"I don’t want to get everyone too excited but I think we are actually dealing with some honest to goodness alien life-forms here!”
“I don’t want to get everyone too excited but I think we are actually dealing with some honest to goodness alien life-forms here!”

Brian Michael Bendis’ All-New X-Men #22.NOW is poised to be the perfect jumping-on point for readers looking to experience an all-new crossover event called “The Trial of Jean Grey” with one of Bendis’ other books, Guardians of the Galaxy. Given the storied past of the X-Men just in this book alone, this issue delivers on its promises as best it can, though don’t think the giant #1 plastered on the cover means cleaning out the X-Men closet entirely. This issue still is the twenty-second issue of the series, after all, and although Bendis tries to ease new readers into the goings-on of his group of displaced X-Men with his brand of long-winded but humorous panache, there’s going to be a lot of head-scratching before the real dilemma sets in. As with all-things X-Men at Marvel, there’s a lot of baggage to unload.

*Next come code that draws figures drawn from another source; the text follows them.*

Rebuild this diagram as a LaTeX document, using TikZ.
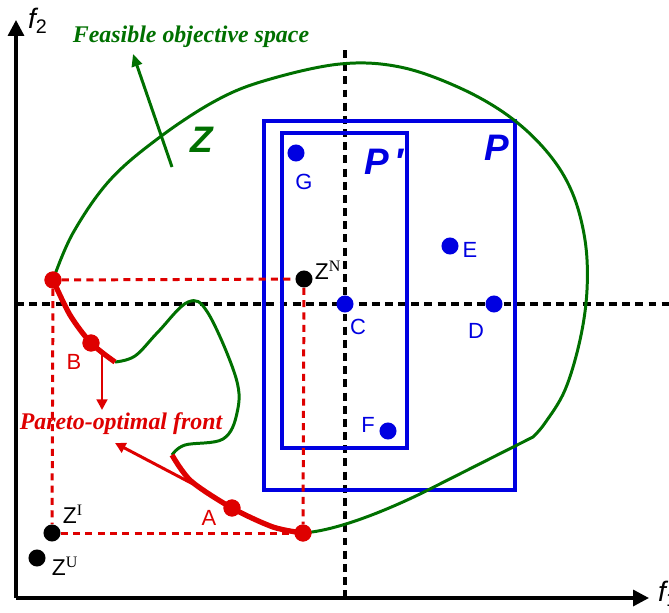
\documentclass[tikz,border=0pt]{standalone}
\usepackage{fontspec}
\setmainfont{Liberation Serif}
\setsansfont{Liberation Sans}
\usetikzlibrary{arrows.meta}
\definecolor{feasgreen}{RGB}{0,112,0}
\definecolor{prefblue}{RGB}{0,0,225}
\definecolor{frontred}{RGB}{222,0,0}
\begin{document}
\begin{tikzpicture}[x=0.02cm, y=-0.02cm,
    axis/.style={line width=1.9pt, -{Triangle[length=9pt, width=9pt]}},
    guide/.style={line width=2pt, dash pattern=on 4.5pt off 3pt},
    box/.style={prefblue, line width=1.9pt},
    feas/.style={feasgreen, line width=1.7pt},
    front/.style={frontred, line width=3pt},
    ideal/.style={frontred, line width=1.7pt, dash pattern=on 4pt off 3pt},
    dot/.style={circle, fill, inner sep=0pt, minimum size=9.7pt},
    lab/.style={font=\sffamily\fontsize{12.5}{14}\selectfont},
    zlab/.style={font=\sffamily\fontsize{13}{15}\selectfont},
    big/.style={font=\sffamily\bfseries\itshape\fontsize{21}{24}\selectfont},
    note/.style={font=\rmfamily\bfseries\itshape\fontsize{13.6}{16}\selectfont}]
    \useasboundingbox (0,0) rectangle (669,612);

    % Dashed reference lines
    \draw[guide] (345,50) -- (345,598);
    \draw[guide] (16,304) -- (669,304);

    % Preference regions P and P'
    \draw[box] (264,121) rectangle (515,490);
    \draw[box] (282,133) rectangle (407,448);
    \node[big, prefblue] (Plab) at (497,148) {P};
    \node[big, prefblue] (Pplab) at (384,162) {P\,\symbol{"2032}};

    % Feasible objective space
    \draw[feas] plot[smooth, tension=0.6] coordinates {(53,280) (73,233) (110,180) (160,137) (217,100) (267,80) (340,64) (400,67) (460,88) (510,117) (548,153) (572,192) (585,240) (587,290) (580,340) (565,390) (545,423) (533,437)}
        -- (420,494) .. controls (370,518) and (330,531) .. (303,533);
    \draw[feas] plot[smooth, tension=0.6] coordinates {(115,362) (135,356) (158,332) (188,302) (208,313) (236,378) (237,413) (223,439) (185,445) (172,455)};
    \node[big, feasgreen] (Zlab) at (202,140) {Z};
    \node[note, feasgreen] (feaslab) at (191,37) {Feasible objective space};
    \coordinate (feastail) at (172,167);
    \coordinate (feastip) at (133,54);
    \draw[feas, -{Triangle[length=7pt, width=6pt]}] (feastail) -- (feastip);

    % Special points
    \node[dot, frontred] (top) at (53,280) {};
    \node[dot, frontred] (B) at (91,343) {};
    \node[dot, frontred] (A) at (232,508) {};
    \node[dot, frontred] (bottom) at (303,533) {};
    \node[dot] (ZN) at (304,279) {};
    \node[dot] (ZI) at (52,533) {};
    \node[dot] (ZU) at (37,558) {};

    % Ideal / nadir box
    \draw[ideal] (top) -- (ZN);
    \draw[ideal] (top) -- (ZI);
    \draw[ideal] (ZI) -- (bottom);
    \draw[ideal] (ZN) -- (bottom);

    % Pareto-optimal front
    \draw[front] plot[smooth] coordinates {(top.center) (70,315) (B.center) (115,362)};
    \draw[front] plot[smooth] coordinates {(172,455) (191,481) (A.center) (273,527) (bottom.center)};
    \node[dot, frontred] at (top) {};
    \node[dot, frontred] at (B) {};
    \node[dot, frontred] at (A) {};
    \node[dot, frontred] at (bottom) {};
    \node[lab, frontred] (Blab) at (74,362) {B};
    \node[lab, frontred] (Alab) at (209,518) {A};
    \node[note, frontred] (frontlab) at (121,424) {Pareto-optimal front};
    \coordinate (Btail) at (102,352);
    \coordinate (Btip) at (102,410);
    \coordinate (Atail) at (193,484);
    \coordinate (Atip) at (115,443);
    \draw[frontred, line width=1.7pt, -{Triangle[length=6pt, width=6pt]}] (Btail) -- (Btip);
    \draw[frontred, line width=1.7pt, -{Triangle[length=6pt, width=6pt]}] (Atail) -- (Atip);

    % Reference points labels
    \node[zlab] (ZNlab) at (328,270) {Z$^{\mathrm{N}}$};
    \node[zlab] (ZIlab) at (73,514) {Z$^{\mathrm{I}}$};
    \node[zlab] (ZUlab) at (65,566) {Z$^{\mathrm{U}}$};

    % Solutions
    \node[dot, prefblue] (G) at (296,153) {};
    \node[dot, prefblue] (E) at (450,246) {};
    \node[dot, prefblue] (C) at (345,304) {};
    \node[dot, prefblue] (D) at (494,304) {};
    \node[dot, prefblue] (F) at (388,431) {};
    \node[lab, prefblue] (Glab) at (304,182) {G};
    \node[lab, prefblue] (Elab) at (470,250) {E};
    \node[lab, prefblue] (Clab) at (358,327) {C};
    \node[lab, prefblue] (Dlab) at (476,331) {D};
    \node[lab, prefblue] (Flab) at (368,425) {F};

    % Axes
    \draw[axis] (16,598) -- (16,20);
    \draw[axis] (16,598) -- (649,598);
    \node[font=\sffamily\itshape\fontsize{16}{18}\selectfont] (f2) at (38,21) {f\textsubscript{\upshape 2}};
    \node[font=\sffamily\itshape\fontsize{16}{18}\selectfont, anchor=west] (f1) at (652,594) {f\textsubscript{\upshape 1}};
\end{tikzpicture}
\end{document}
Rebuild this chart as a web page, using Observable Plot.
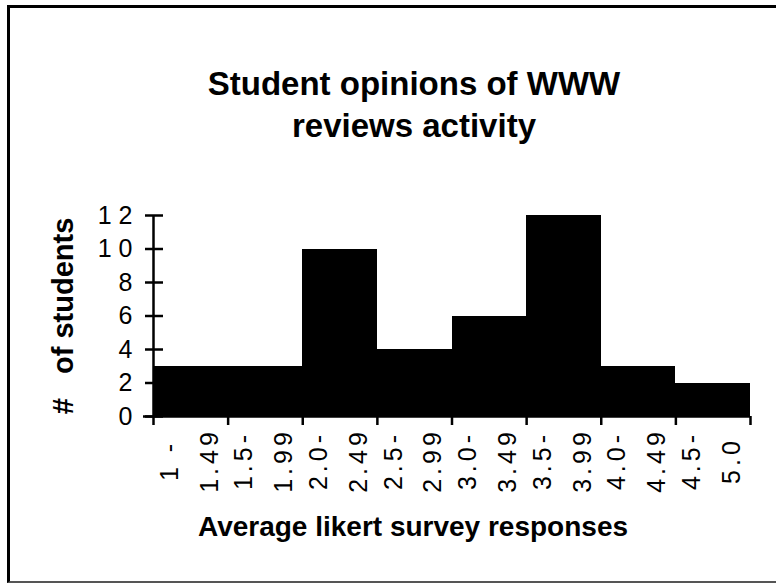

Bendis delivers his usual dialogue intensive pages from the outset, leaving room for the conflict of the issue to materialize more naturally. Young Jean and Young Scott have a lot to work out, particularly when it comes to Jean not being open about her feelings of watching her older self die and her penchant for reading others minds. Young Angel is used as the awkward third-wheel baring the brunt of the animosity between his bickering brethren, and his reactions are immensely entertaining. However, even Young Angel attempting to scarf down a burger in peace cannot hold a candle to Young Ice Man, who spends a good deal of this issue singing Run DMC while making snow angels. It’s just the lighthearted kick the book needs to counteract the attack from the Shi’ar and their kidnapping of Young Jean. Oh, and the Guardians of the Galaxy show themselves too, just to remind readers where to look for the next chapter of this story.

Stuart Immonen is an artist that makes me want to pick up All-New X-Men even when it’s not involved in an epic crossover. His emotive figures sell the ever-changing mood of the issue, whether it’s Angel’s shock of being accosted mid-chew or the anger on Young Jean’s face as she argues with Scott. Immonen’s furtive details are best realized in his action sequences though, like when Shi’ar land in front of the Cyclops’s New Xavier School and blow the heck out of out of jolly ‘ol Ice Man. Marte Gracia’s colors compliment Immonen’s large-scale sequences exceptionally, pumping a blue-hue to the midnight attacks that make up the latter half of the book. Although this team draws a great bunch of X-Men, I can’t wait to see them tackle the Guardians of the Galaxy a bit more down the line.

All-New X-Men #22.NOW is a silly title but it’s a reasonably fresh start to an brand-new storyline. Even if you haven’t been keeping up with the title regularly, this issue is not so overwhelming that new readers should feel like they’re on uneasy ground moving forward.